Frequently asked questions about Rosa Luxemburg

What did Rosa Luxemburg believe?

She believed capitalism could not be reformed and had to be overthrown by mass working-class action, especially the general strike. She criticized moderate socialists for settling for elections and unions, and criticized Lenin for putting a party elite above the workers.

Was Rosa Luxemburg a communist or a socialist?

Both labels fit, but be precise. She was a revolutionary Marxist who helped found what became the German Communist Party (KPD) out of the Spartacist League. What she was NOT is a reformist socialist; she spent her career attacking that wing of the movement.

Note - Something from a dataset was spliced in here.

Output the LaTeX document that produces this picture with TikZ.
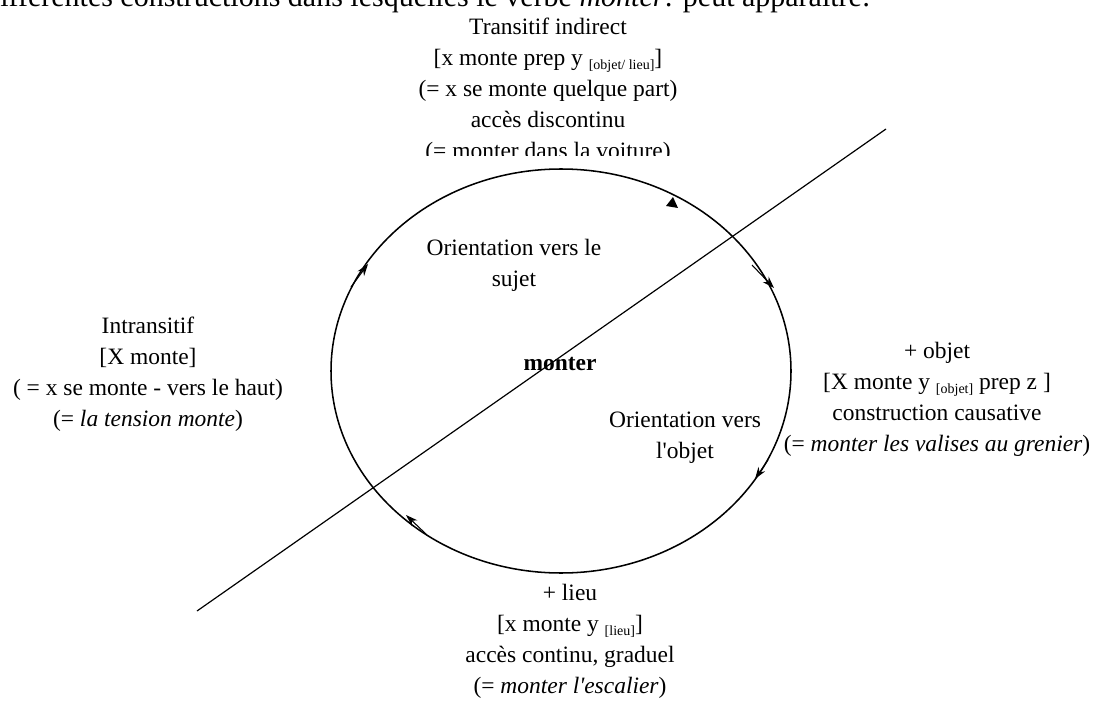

How is Rosa Luxemburg different from Lenin?

Both wanted Marxist revolution, but Lenin relied on a small vanguard party to seize power while Luxemburg insisted revolution had to come from the workers themselves. She even predicted Lenin's model would slide into dictatorship. Lenin succeeded in 1917; her movement's uprising failed in 1919.

How did Rosa Luxemburg die?

She was captured and murdered by Freikorps paramilitaries in Berlin in January 1919, during the crushed Spartacist uprising against the new Weimar government. Her death helps explain the lasting hostility between German communists and Social Democrats in the interwar years.

Is Rosa Luxemburg on the AP Euro exam?

Not as a required name, but she's high-value evidence. She works for Topic 6.10 questions on the ideological effects of industrialization, for prompts about socialist responses to World War I, and for explaining political instability in early Weimar Germany.